Antimatter belt surrounds Earth

A belt of antimatter particles wraps around our home planet, despite the huge amount of matter nearby that would normally annihilate them, scientists have discovered.

A belt of antimatter particles wraps around Earth, despite the huge amount of matter nearby that would normally annihilate them, scientists have discovered.

Antiprotons trapped by the Earth's magnetic field were detected by the PAMELA satellite in a radiation belt several hundred kilometres above the Earth's surface, according to an article published in the August issue of The Astrophysical Journal Letters. The PAMELA satellite, launched in 2006, is designed to study charged particles in cosmic radiation, including antimatter.

Antimatter is made up of "antiparticles" that have the same mass as corresponding particles of matter, but an opposite charge. For example, the antimatter counterpart of a positively charged proton is a negatively charged antiproton.

The trouble with antimatter

Antimatter is produced in equal quantities with matter when energy is converted into mass — this happens in particle colliders and is believed to have happened during the Big Bang at the beginning of the universe. That's why physicists are puzzled about why there is no longer a significant amount of antimatter in the universe.

But it's very difficult to study antimatter in order to answer such questions because antimatter and matter are both annihilated the moment they encounter each other, producing pure energy.

In nature, very little antimatter exists and it rarely stays in existence for very long. That's because the moment antimatter touches matter, which makes up most of the universe, both the matter and antimatter are annihilated, producing pure energy — an efficient process that powers spacecraft in Star Trek and other works of science fiction.

In the laboratory, electromagnetic fields can be used to keep charged antiparticles away from other particles that would otherwise annihilate them.

The newly discovered antiproton belt survives because the Earth's geomagnetic field acts as a "bottle to stably hold particles, which get accumulated," said Alessandro Bruno, a physicist at the University of Bari in Italy, who co-authored the study.

The geomagnetic field causes them to spiral around certain corridors (the geomagnetic field lines), bouncing back and forth between the magnetic poles as they drift around the Earth, Bruno added in an email to CBC News.
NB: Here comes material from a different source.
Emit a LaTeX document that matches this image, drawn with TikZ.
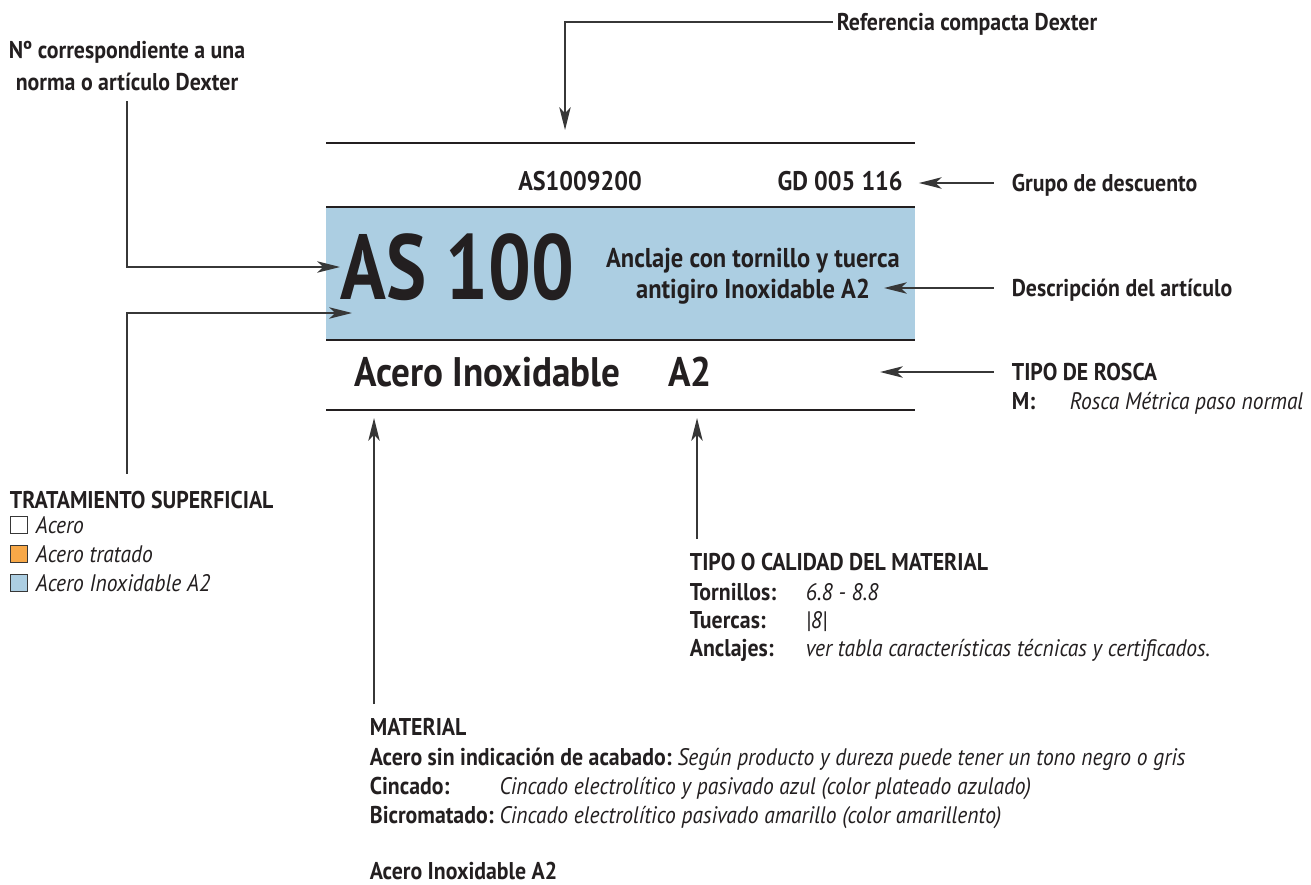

The antiprotons detected by PAMELA are formed by nuclear reactions that result when cosmic rays from space interact with particles in the Earth's atmosphere.

Similar to Van Allen radiation belts

The antiproton belt is analogous to the Van Allen radiation belts, discovered in 1958, which are produced the same way and behave similarly.

"The motion of particles and antiparticles are identical, except for the fact that they spiral and drift in the opposite direction," Bruno said.

There are at least tens of thousands for every antiproton trapped around the Earth. Nevertheless, the results show that the level of trapped antiprotons in the belt in the South Atlantic Anomaly — an area above the Atlantic Ocean off the coast of Brazil — is currently about 1000 times higher than in nearby interplanetary space "constituting the most abundant source of antiprotons near the Earth," the paper said. The South Atlantic Anomaly is a region where the flow of high-energy particles is particularly heavy.

Particle levels in the antiproton belt result from a balance between the antiprotons created by nuclear reactions and those that are destroyed. Destruction happens when antiprotons are annihilated by contacting matter or are ionized (altered by a charged particle). Because of all the matter in the Earth's atmosphere, annihilation happens more at low altitudes.

"Above altitudes of several hundreds of kilometres, the loss rate is significantly lower, allowing a relatively large supply of antiprotons to be produced," Bruno said.

The discovery of the antiproton belt confirms previous theoretical predictions.

Bruno told BBC News that it might one day really provide energy to spacecraft.

The study was led by Piergiorgio Picozza, a professor with the INFN or Italian Institute for Nuclear Physics. Dozens of other scientists from Italy, Russia, Sweden and Germany contributed to the study, which was funded mainly by INFN and the Italian Space Agency.